Indeed, rather than becoming more polarized as their science literacy increases, those who score highest on SCS tend to converge on what the evidence signifies about climate change, private gun ownership, nuclear power and the other risk sources.
Experimental data suggest why. Afforded a choice, low-curiosity individuals opt for familiar evidence consistent with what they already believe; high-curiosity citizens, in contrast, prefer to explore novel findings, even if that information implies that their group’s position is wrong (Figure 2). Consuming a richer diet of information, high-curiosity citizens predictably form less one-sided and hence less polarized views.
This empirical research paints a more complex picture of the cognitively virtuous democratic citizen. To be sure, she knows a good deal about scientific discoveries and methods. But of equal importance, she experiences wonder and awe—the emotional signatures of curiosity—at the insights that science affords into the hidden processes of nature.
The findings on science curiosity also have implications for the practice of science communication. Merely imparting information is unlikely to be effective—and could even backfire—in a society that has failed to inculcate curiosity in its citizens and that doesn’t engage curiosity when communicating policy-relevant science.
What, then, should educators, science journalists, and other science communication professionals do to enlist the benefits of science curiosity?
The near-term answer to this question is straightforward: join forces with empirical researchers to study science curiosity and the advancement of their craft.
The value of such collaborations was a major theme of the National Academy of Sciences’ recent expert-consensus report Communicating Science Effectively. Indeed, connected lab-field initiatives of the kind envisioned by the NAS Report are already in place. The Science Curiosity Scale is itself the product of a collaborative project between social science researchers affiliated with the Cultural Cognition Project at Yale Law School (CCP) and the Annenberg Public Policy Center at the University of Pennsylvania (APPC), on the one hand, and science film producers at Tangled Bank Studios, on the other.

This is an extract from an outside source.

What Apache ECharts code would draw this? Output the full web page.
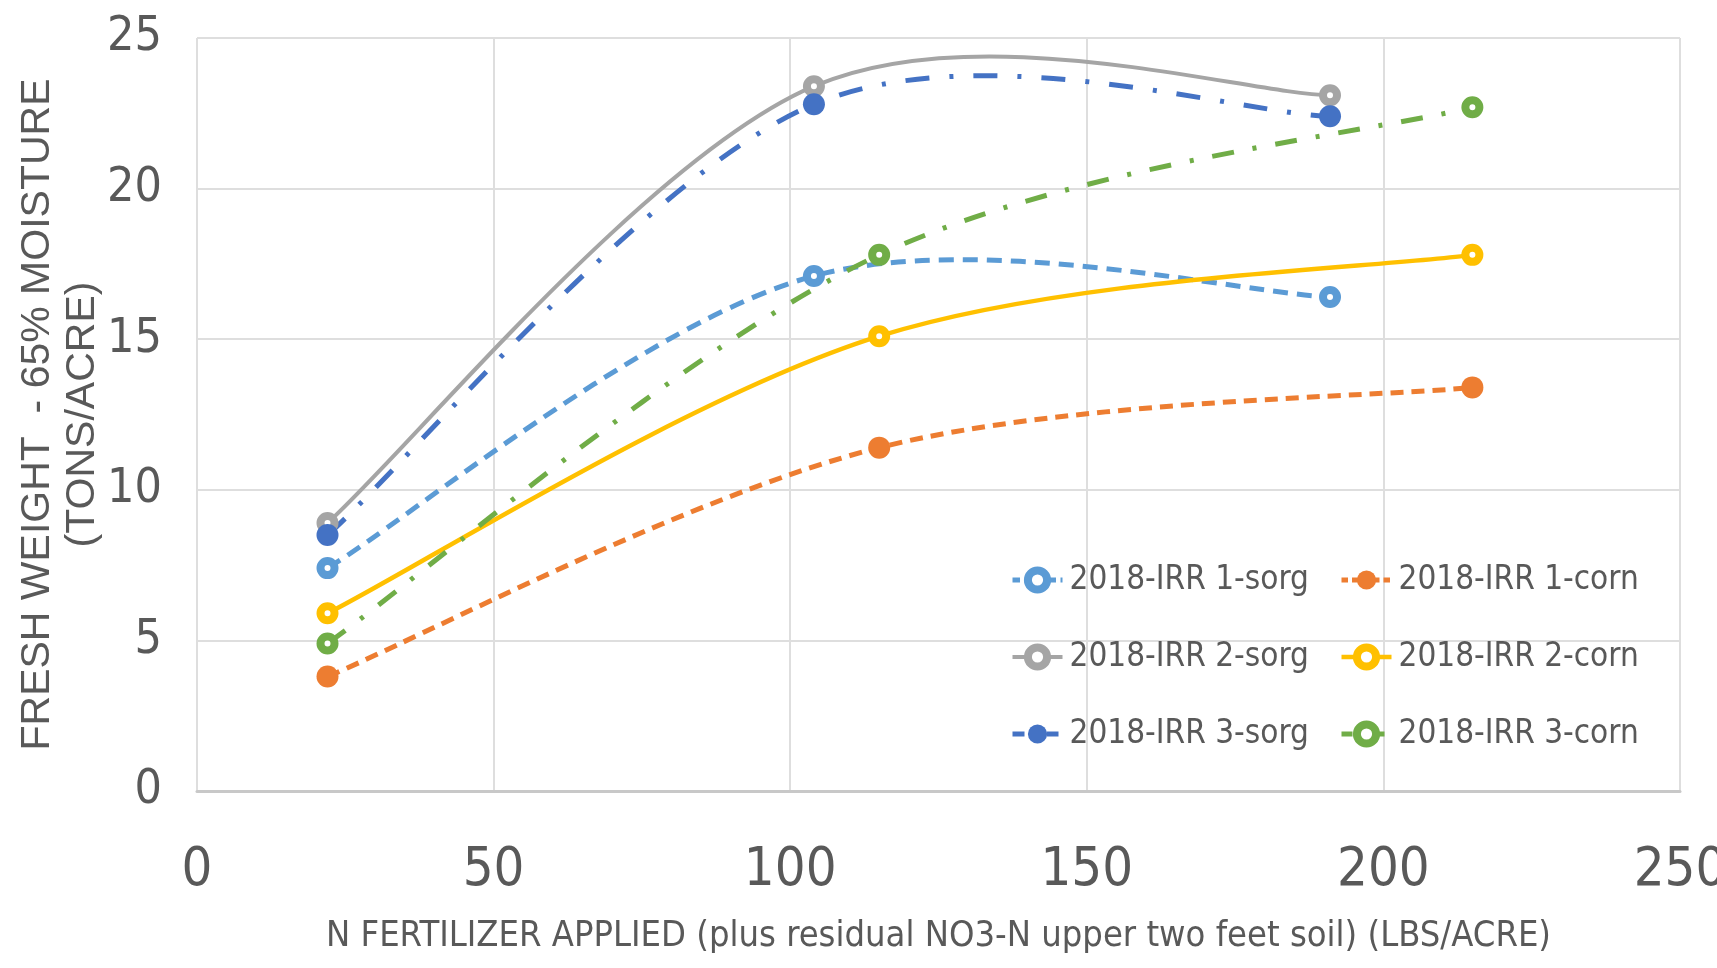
<!DOCTYPE html>
<html>
<head>
<meta charset="utf-8">
<script src="https://cdn.jsdelivr.net/npm/echarts@6/dist/echarts.min.js"></script>
<style>
  html, body { margin: 0; padding: 0; background: #fff; }
  #chart { width: 1717px; height: 968px; }
</style>
</head>
<body>
<div id="chart"></div>
<script>
// N applied (lbs/acre) for the sorghum and corn plots
const sorgN = [22, 104, 191];
const cornN = [22, 115, 215];

// Fresh weight at 65% moisture (tons/acre)
const irr1Sorg = [7.4, 17.1, 16.4];
const irr1Corn = [3.8, 11.4, 13.4];
const irr2Sorg = [8.9, 23.4, 23.1];
const irr2Corn = [5.9, 15.1, 17.8];
const irr3Sorg = [8.5, 22.8, 22.4];
const irr3Corn = [4.9, 17.8, 22.7];

const seriesNames = [
  '2018-IRR 1-sorg', '2018-IRR 1-corn',
  '2018-IRR 2-sorg', '2018-IRR 2-corn',
  '2018-IRR 3-sorg', '2018-IRR 3-corn'
];

const xTicks = [0, 50, 100, 150, 200, 250];
const yTicks = [0, 5, 10, 15, 20, 25];

const NARROW = '"Liberation Sans Narrow", "DejaVu Sans Condensed", "Liberation Sans", sans-serif';
const TEXT = '#595959';

function pairs(xs, ys) { return xs.map((x, i) => [x, ys[i]]); }

// Smoothed curve: cubic Bezier segments with Catmull-Rom style tangents
// computed in pixel space from the data points projected by the axes.
function curveRenderer(xs, ys, color, dash, width) {
  return function (params, api) {
    if (params.dataIndex !== 0) return null;
    const pts = xs.map((x, i) => api.coord([x, ys[i]]));
    const n = pts.length;
    let d = 'M' + pts[0][0] + ' ' + pts[0][1];
    for (let i = 0; i < n - 1; i++) {
      const p0 = pts[Math.max(i - 1, 0)];
      const p1 = pts[i];
      const p2 = pts[i + 1];
      const p3 = pts[Math.min(i + 2, n - 1)];
      const c1x = p1[0] + (p2[0] - p0[0]) / 6, c1y = p1[1] + (p2[1] - p0[1]) / 6;
      const c2x = p2[0] - (p3[0] - p1[0]) / 6, c2y = p2[1] - (p3[1] - p1[1]) / 6;
      d += ' C' + c1x + ' ' + c1y + ' ' + c2x + ' ' + c2y + ' ' + p2[0] + ' ' + p2[1];
    }
    return {
      type: 'path',
      silent: true,
      shape: { pathData: d },
      style: {
        fill: 'none',
        stroke: color,
        lineWidth: width,
        lineDash: dash === 'solid' ? null : dash,
        lineCap: 'butt',
        lineJoin: 'round'
      }
    };
  };
}

const styles = [
  { xs: sorgN, ys: irr1Sorg, color: '#5B9BD5', dash: [15, 9], width: 5, hollow: true },
  { xs: cornN, ys: irr1Corn, color: '#ED7D31', dash: [13, 8], width: 5, hollow: false },
  { xs: sorgN, ys: irr2Sorg, color: '#A5A5A5', dash: 'solid', width: 4, hollow: true },
  { xs: cornN, ys: irr2Corn, color: '#FFC000', dash: 'solid', width: 4.5, hollow: true },
  { xs: sorgN, ys: irr3Sorg, color: '#4472C4', dash: [24, 20, 4, 20], width: 5, hollow: false },
  { xs: cornN, ys: irr3Corn, color: '#70AD47', dash: [22, 19, 4, 19], width: 5, hollow: true }
];

function markerStyle(s) {
  return s.hollow
    ? { color: '#ffffff', borderColor: s.color, borderWidth: 8, opacity: 1 }
    : { color: s.color, borderColor: s.color, borderWidth: 0, opacity: 1 };
}

const series = [];
styles.forEach((s, k) => {
  // the curve itself
  series.push({
    name: seriesNames[k] + ' curve',
    type: 'custom',
    coordinateSystem: 'cartesian2d',
    data: pairs(s.xs, s.ys),
    renderItem: curveRenderer(s.xs, s.ys, s.color, s.dash, s.width),
    silent: true,
    z: 2 + k * 0.01
  });
  // the data point markers
  series.push({
    name: seriesNames[k],
    type: 'line',
    data: pairs(s.xs, s.ys),
    symbol: 'circle',
    symbolSize: s.hollow ? 14 : 22,
    showSymbol: true,
    lineStyle: { opacity: 0, color: s.color },
    itemStyle: markerStyle(s),
    emphasis: { disabled: true },
    silent: true,
    z: 3
  });
});

function legendItem(k) {
  const s = styles[k];
  return {
    name: seriesNames[k],
    itemStyle: markerStyle(s),
    lineStyle: {
      color: s.color, width: s.width, opacity: 1,
      type: s.dash === 'solid' ? 'solid' : s.dash.map(v => v * 0.5)
    }
  };
}

const legendCommon = {
  orient: 'vertical',
  itemWidth: 50,
  itemHeight: 24,
  itemGap: 37,
  selectedMode: false,
  textStyle: { color: TEXT, fontFamily: NARROW, fontSize: 33, lineHeight: 40, padding: [0, 0, 0, 2] }
};

const chart = echarts.init(document.getElementById('chart'), null, { renderer: 'canvas' });

chart.setOption({
  animation: false,
  backgroundColor: '#ffffff',
  grid: { left: 197, right: 37, top: 38, bottom: 177, containLabel: false, outerBoundsMode: 'none' },
  legend: [
    Object.assign({}, legendCommon, { left: 1005, top: 555,
      data: [legendItem(0), legendItem(2), legendItem(4)] }),
    Object.assign({}, legendCommon, { left: 1334, top: 555,
      data: [legendItem(1), legendItem(3), legendItem(5)] })
  ],
  xAxis: {
    type: 'value',
    min: xTicks[0],
    max: xTicks[xTicks.length - 1],
    interval: xTicks[1] - xTicks[0],
    name: 'N FERTILIZER APPLIED (plus residual NO3-N upper two feet soil) (LBS/ACRE)',
    nameLocation: 'middle',
    nameGap: 128,
    nameMoveOverlap: false,
    nameTextStyle: { color: TEXT, fontFamily: NARROW, fontSize: 36 },
    axisLine: { show: true, lineStyle: { color: '#c8c8c8', width: 3 } },
    axisTick: { show: false },
    axisLabel: { color: TEXT, fontFamily: NARROW, fontSize: 54, margin: 53 },
    splitLine: { show: true, lineStyle: { color: '#dedede', width: 2 } }
  },
  yAxis: {
    type: 'value',
    min: yTicks[0],
    max: yTicks[yTicks.length - 1],
    interval: yTicks[1] - yTicks[0],
    name: 'FRESH WEIGHT  - 65% MOISTURE\n(TONS/ACRE)',
    nameLocation: 'middle',
    nameRotate: 90,
    nameGap: 92,
    nameMoveOverlap: false,
    nameTextStyle: { color: TEXT, fontFamily: '"Liberation Sans", sans-serif', fontSize: 41, lineHeight: 45, align: 'center' },
    axisLine: { show: false },
    axisTick: { show: false },
    axisLabel: { color: TEXT, fontFamily: NARROW, fontSize: 48, margin: 35 },
    splitLine: { show: true, lineStyle: { color: '#dedede', width: 2 } }
  },
  series: series
});
</script>
</body>
</html>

Results from that initiative, in turn, inform a collaboration between APPC social scientists and science communicators at the public television station KQED. Funded by the National Science Foundation and the Templeton Foundation, that partnership is performing field studies aimed at making science films and related forms of communication engaging to science-curious members of culturally diverse groups—including the groups that are bitterly divided on climate change and other issues.
For now, there are no proven protocols for using science curiosity to help extinguish the group rivalries that generate public disagreement over policy-relevant science, particularly among the most science literate members of such groups.
But if the science of science communication is not yet in a position to tell science communicators exactly what to do to harness the unifying effects of curiosity, it unmistakably does tell them how to figure that out: by use of the empirical methods of science itself.